Militants of the Kurdistan Workers’ Party, or PKK, used two tons of explosives to attack the station on a highway near the town of Dogubayazi­t in Agri province, close to Turkey’s border with Iran, causing extensive damage to the building, the regional governor’s office said in a statement. The military said four of the injured soldiers were in serious condition.

In a separate attack, one soldier was killed and four others were injured when their military vehicle hit a land mine believed to have been laid by the rebels in the southeaste­rn Mardin province, the local governor’s office said Sunday.

Violence has flared in Turkey in the past 10 days, shattering a fragile peace process launched in 2012 with the Kurds. The government has conducted almost daily airstrikes at PKK bases in northern Iraq while the rebels have attacked Turkey’s security forces. The airstrikes began as the U.S. and Turkey announced the outlines of a deal to help push the Islamic State group back from a strip of territory it controls along the Syrian-Turkish border, replacing it with moremodera­te rebels backed by Washington and Ankara.

At least 24 people have been killed in the renewed violence in Turkey, most of them soldiers.

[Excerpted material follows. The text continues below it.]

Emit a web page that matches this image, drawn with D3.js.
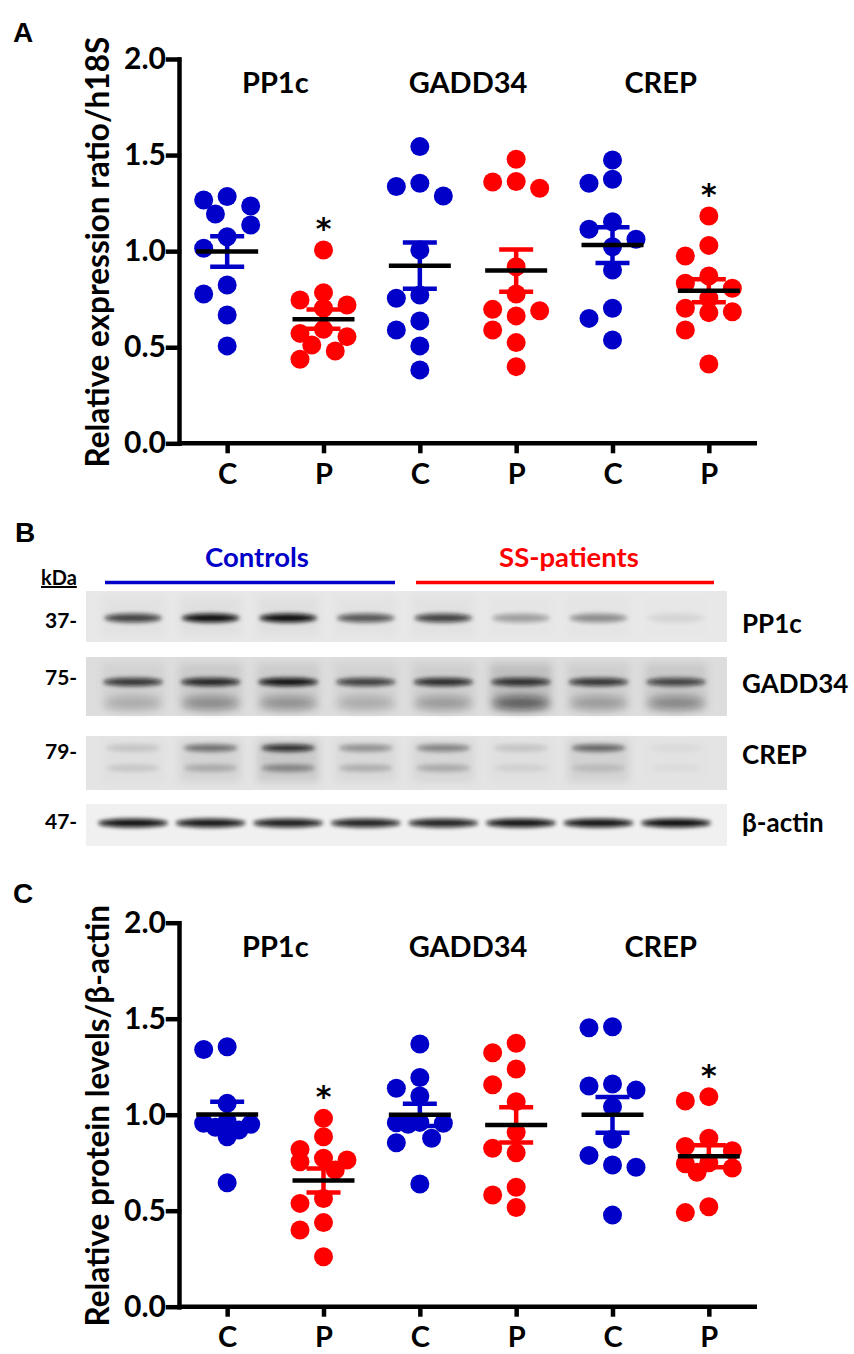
<!DOCTYPE html>
<meta charset='utf-8'>
<html>
<head>
    <title>PP1c / GADD34 / CREP</title>
    <script src='https://d3js.org/d3.v7.min.js'></script>
    <style>
        html, body { margin: 0; padding: 0; background: white; }
        svg { display: block; }
        text { font-family: 'Lato', 'Open Sans', sans-serif; font-weight: bold; }
        .letter { font-family: 'Liberation Sans', Arial, sans-serif; }
    </style>
</head>
<body>
<script>

    const width = 854;
    const height = 1354;

    // categories
    const genes = ['PP1c', 'GADD34', 'CREP'];
    const groupsCP = ['C', 'P'];
    const tickValues = [0, 0.5, 1.0, 1.5, 2.0];

    // panel A: mRNA relative expression ratio / h18S
    const mrnaPP1cC = [1.284, 1.266, 1.235, 1.193, 1.136, 1.075, 1.015, 0.824, 0.777, 0.668, 0.507];
    const mrnaPP1cP = [1.006, 0.784, 0.746, 0.720, 0.703, 0.593, 0.572, 0.555, 0.512, 0.480, 0.437];
    const mrnaGADD34C = [1.544, 1.353, 1.336, 1.287, 1.006, 0.772, 0.755, 0.637, 0.590, 0.507, 0.382];
    const mrnaGADD34P = [1.478, 1.362, 1.360, 1.327, 0.919, 0.777, 0.697, 0.690, 0.663, 0.590, 0.524, 0.399];
    const mrnaCREPC = [1.474, 1.374, 1.353, 1.153, 1.114, 1.062, 1.023, 0.902, 0.703, 0.650, 0.538];
    const mrnaCREPP = [1.183, 1.030, 0.975, 0.871, 0.833, 0.807, 0.755, 0.703, 0.685, 0.680, 0.590, 0.413];

    // panel C: protein levels / beta-actin
    const protPP1cC = [1.354, 1.340, 1.059, 0.965, 0.955, 0.950, 0.935, 0.920, 0.885, 0.646];
    const protPP1cP = [0.981, 0.885, 0.819, 0.773, 0.764, 0.755, 0.712, 0.564, 0.538, 0.438, 0.399, 0.260];
    const protGADD34C = [1.368, 1.194, 1.138, 1.097, 0.960, 0.958, 0.955, 0.950, 0.877, 0.854, 0.639];
    const protGADD34P = [1.372, 1.323, 1.238, 1.156, 1.068, 0.908, 0.825, 0.802, 0.622, 0.582, 0.517];
    const protCREPC = [1.458, 1.453, 1.160, 1.149, 1.128, 1.042, 0.872, 0.788, 0.738, 0.726, 0.477];
    const protCREPP = [1.094, 1.071, 0.877, 0.835, 0.812, 0.750, 0.745, 0.722, 0.700, 0.521, 0.490];

    // which P groups carry a significance star
    const significant = ['PP1c|P', 'CREP|P'];

    // panel B: western blot, band darkness per lane (4 controls, 4 SS-patients)
    const laneGroups = ['Controls', 'SS-patients'];
    const bandPP1c = [0.75, 1.00, 1.00, 0.65, 0.75, 0.32, 0.40, 0.08];
    const bandGADD34 = [0.80, 0.88, 0.98, 0.75, 0.85, 0.82, 0.80, 0.72];
    const smearGADD34 = [0.22, 0.38, 0.35, 0.22, 0.30, 0.62, 0.30, 0.40];
    const bandCREPUpper = [0.14, 0.55, 0.90, 0.38, 0.45, 0.14, 0.60, 0.04];
    const bandCREPLower = [0.16, 0.30, 0.55, 0.30, 0.32, 0.10, 0.18, 0.04];
    const bandActin = [0.98, 0.95, 0.92, 0.90, 0.90, 0.97, 0.97, 1.00];
    const kdaLabels = ['37-', '75-', '79-', '47-'];
    const blotLabels = ['PP1c', 'GADD34', 'CREP', 'β-actin'];

    const blue = '#0000c8';
    const red = '#ff0000';

    const svg = d3.select('body')
        .append('svg')
        .attr('width', width)
        .attr('height', height);

    // blur for the blot bands
    const defs = svg.append('defs');
    defs.append('filter').attr('id', 'blur')
        .attr('x', '-50%').attr('y', '-200%').attr('width', '200%').attr('height', '500%')
        .append('feGaussianBlur').attr('stdDeviation', 2);
    defs.append('filter').attr('id', 'blurWide')
        .attr('x', '-50%').attr('y', '-100%').attr('width', '200%').attr('height', '300%')
        .append('feGaussianBlur').attr('stdDeviation', 4);

    // Prism-like scatter: dots go to the centre or one lane left/right,
    // and overlap when there is no free room
    function swarm(values, y, r) {
        const order = d3.range(values.length).sort((a, b) => values[b] - values[a]);
        const placed = [];
        const dx = new Array(values.length);
        const s = 11.75;
        const candidates = [0, -2 * s, 2 * s, -s, s];
        order.forEach(i => {
            const yi = y(values[i]);
            let best = 0, bestDist = -1;
            for (const off of candidates) {
                const dmin = placed.length ? d3.min(placed, p => Math.hypot(p.x - off, p.y - yi)) : Infinity;
                if (dmin >= 2 * r - 1) { best = off; bestDist = Infinity; break; }
                if (dmin > bestDist) { bestDist = dmin; best = off; }
            }
            dx[i] = best;
            placed.push({ x: best, y: yi });
        });
        return dx;
    }

    function scatterPanel(opts) {
        const g = svg.append('g');
        const keys = [];
        genes.forEach(gene => groupsCP.forEach(c => keys.push(gene + '|' + c)));

        const x = d3.scalePoint().domain(keys).range([179, 757]).padding(0.5);
        const y = d3.scaleLinear().domain([0, 2]).range([opts.bottom, opts.top]);

        // y axis
        const yAxis = g.append('g')
            .attr('transform', 'translate(179,0)')
            .call(d3.axisLeft(y).tickValues(tickValues).tickFormat(d3.format('.1f'))
                .tickSize(11).tickSizeOuter(0).tickPadding(2));
        yAxis.selectAll('path, line').attr('stroke', 'black').attr('stroke-width', 4.5)
            .attr('stroke-linecap', 'square');
        yAxis.selectAll('text').attr('fill', 'black').style('font-size', '30px')
            .style('font-family', "'Lato', sans-serif").style('font-weight', 'bold');

        // x axis
        const xAxis = g.append('g')
            .attr('transform', 'translate(0,' + opts.bottom + ')')
            .call(d3.axisBottom(x).tickFormat(d => d.split('|')[1])
                .tickSize(10).tickSizeOuter(0).tickPadding(10));
        xAxis.select('path').attr('d', 'M179,0H757');
        xAxis.selectAll('path, line').attr('stroke', 'black').attr('stroke-width', 4.5);
        xAxis.selectAll('text').attr('fill', 'black').style('font-size', '29px')
            .style('font-family', "'Lato', sans-serif").style('font-weight', 'bold');

        // y axis title
        g.append('text')
            .attr('transform', 'translate(109,' + ((opts.top + opts.bottom) / 2 + 1) + ') rotate(-90)')
            .attr('text-anchor', 'middle')
            .style('font-size', '31.5px')
            .text(opts.yTitle);

        // gene titles
        genes.forEach(gene => {
            g.append('text')
                .attr('x', (x(gene + '|C') + x(gene + '|P')) / 2)
                .attr('y', opts.top + 34)
                .attr('text-anchor', 'middle')
                .style('font-size', '29px')
                .text(gene);
        });

        const r = 9.5;
        keys.forEach((key, i) => {
            const vals = opts.series[i];
            const colour = key.endsWith('C') ? blue : red;
            const dx = swarm(vals, y, r);
            const cx = x(key);

            g.append('g').selectAll('circle')
                .data(vals)
                .enter()
                .append('circle')
                .attr('cx', (d, j) => cx + dx[j])
                .attr('cy', d => y(d))
                .attr('r', r)
                .attr('fill', colour);

            const mean = d3.mean(vals);
            const sem = d3.deviation(vals) / Math.sqrt(vals.length);

            // SEM bar
            const bar = g.append('g').attr('stroke', colour).attr('stroke-width', 4.5);
            bar.append('line').attr('x1', cx).attr('x2', cx).attr('y1', y(mean - sem)).attr('y2', y(mean + sem));
            bar.append('line').attr('x1', cx - 17).attr('x2', cx + 17).attr('y1', y(mean + sem)).attr('y2', y(mean + sem));
            bar.append('line').attr('x1', cx - 17).attr('x2', cx + 17).attr('y1', y(mean - sem)).attr('y2', y(mean - sem));

            // mean line
            g.append('line')
                .attr('x1', cx - 31).attr('x2', cx + 31)
                .attr('y1', y(mean)).attr('y2', y(mean))
                .attr('stroke', 'black').attr('stroke-width', 4.5);

            if (significant.includes(key)) {
                g.append('text')
                    .attr('x', cx)
                    .attr('y', y(d3.max(vals)) - 11)
                    .attr('text-anchor', 'middle')
                    .style('font-family', "'DejaVu Sans', sans-serif")
                    .style('font-size', '30px')
                    .style('font-weight', 'bold')
                    .text('*');
            }
        });
    }

    // ---- panel A
    svg.append('text').attr('class', 'letter').attr('x', 13).attr('y', 42)
        .style('font-size', '28px').text('A');

    scatterPanel({
        top: 59,
        bottom: 443.3,
        yTitle: 'Relative expression ratio/h18S',
        series: [mrnaPP1cC, mrnaPP1cP, mrnaGADD34C, mrnaGADD34P, mrnaCREPC, mrnaCREPP]
    });

    // ---- panel B (blot)
    svg.append('text').attr('class', 'letter').attr('x', 15).attr('y', 542)
        .style('font-size', '28px').text('B');

    const lane = d3.scalePoint().domain(d3.range(8)).range([133, 676]);
    const groupSpan = [[105, 395], [416, 714]];
    const groupColour = [blue, red];

    laneGroups.forEach((name, i) => {
        svg.append('line')
            .attr('x1', groupSpan[i][0]).attr('x2', groupSpan[i][1])
            .attr('y1', 582.5).attr('y2', 582.5)
            .attr('stroke', groupColour[i]).attr('stroke-width', 3.5);
        svg.append('text')
            .attr('x', (groupSpan[i][0] + groupSpan[i][1]) / 2 + (i ? 4 : 7))
            .attr('y', 567)
            .attr('text-anchor', 'middle')
            .attr('fill', groupColour[i])
            .style('font-size', '27.5px')
            .text(name);
    });

    svg.append('text').attr('x', 41).attr('y', 585)
        .style('font-size', '20px').style('text-decoration', 'underline').text('kDa');

    const strips = [
        { top: 591, bottom: 642, bg: '#e8e8e8' },
        { top: 657, bottom: 716, bg: '#dddddd' },
        { top: 736, bottom: 790, bg: '#e4e4e4' },
        { top: 804, bottom: 846, bg: '#f0f0f0' }
    ];
    const stripLabelY = [633, 693, 764, 832];
    const kdaY = [628, 685, 759, 829];

    const blot = svg.append('g');
    strips.forEach((s, i) => {
        blot.append('rect')
            .attr('x', 86).attr('y', s.top)
            .attr('width', 641).attr('height', s.bottom - s.top)
            .attr('fill', s.bg);
        svg.append('text').attr('x', 45).attr('y', kdaY[i])
            .style('font-size', '21px').text(kdaLabels[i]);
        svg.append('text').attr('x', 742).attr('y', stripLabelY[i])
            .style('font-size', '26px').text(blotLabels[i]);
    });

    function bands(values, cy, rx, ry, filter, maxOpacity) {
        blot.append('g').selectAll('ellipse')
            .data(values)
            .enter()
            .append('ellipse')
            .attr('cx', (d, i) => lane(i))
            .attr('cy', cy)
            .attr('rx', rx)
            .attr('ry', ry)
            .attr('fill', '#080808')
            .attr('opacity', d => d * maxOpacity)
            .attr('filter', 'url(#' + filter + ')');
    }

    // lane background smears
    function smears(values, top, h, maxOpacity) {
        blot.append('g').selectAll('rect')
            .data(values)
            .enter()
            .append('rect')
            .attr('x', (d, i) => lane(i) - 31)
            .attr('y', top)
            .attr('width', 62)
            .attr('height', h)
            .attr('fill', '#555')
            .attr('opacity', d => d * maxOpacity)
            .attr('filter', 'url(#blurWide)');
    }

    smears(bandPP1c, 596, 40, 0.05);
    bands(bandPP1c, 618, 29, 4.2, 'blur', 1);

    smears(smearGADD34, 663, 48, 0.35);
    bands(smearGADD34, 703, 28, 7, 'blurWide', 0.9);
    bands(bandGADD34, 682, 30, 4, 'blur', 1);

    smears(bandCREPUpper, 740, 42, 0.2);
    bands(bandCREPUpper, 748, 27, 3.5, 'blur', 0.95);
    bands(bandCREPLower, 768, 27, 3.5, 'blur', 0.7);

    bands(bandActin, 823, 35, 4.3, 'blur', 1);

    // ---- panel C
    svg.append('text').attr('class', 'letter').attr('x', 13).attr('y', 903)
        .style('font-size', '28px').text('C');

    scatterPanel({
        top: 922.7,
        bottom: 1306.7,
        yTitle: 'Relative protein levels/β-actin',
        series: [protPP1cC, protPP1cP, protGADD34C, protGADD34P, protCREPC, protCREPP]
    });

</script>
</body>
</html>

Turkey’s allies have supported Turkey’s fight against the PKK, which they consider a terror organizati­on. But they have also urged restraint and a return to the peace process. Turkey’s campaign against the PKK is complicati­ng the U.S. war on Islamic State militants, which has relied heavily on Syrian Kurdish fighters affiliated with Turkey’s Kurdish rebels.

Government critics and Kurdish activists accuse the government of reigniting the conflict in a bid to win nationalis­t votes and erode support for the country’s pro-Kurdish party in possible new elections in the fall.

Turkey’s state-run Anadolu Agency has claimed that some 260 rebels were killed in the air raids against PKK targets in northern Iraq. The PKK has not reported on its casualties. Kurdish activists said, however, that the Turkish airstrikes had destroyed at least six homes in the town of Zargel on Saturday, killing at least eight civilians and wounding 12.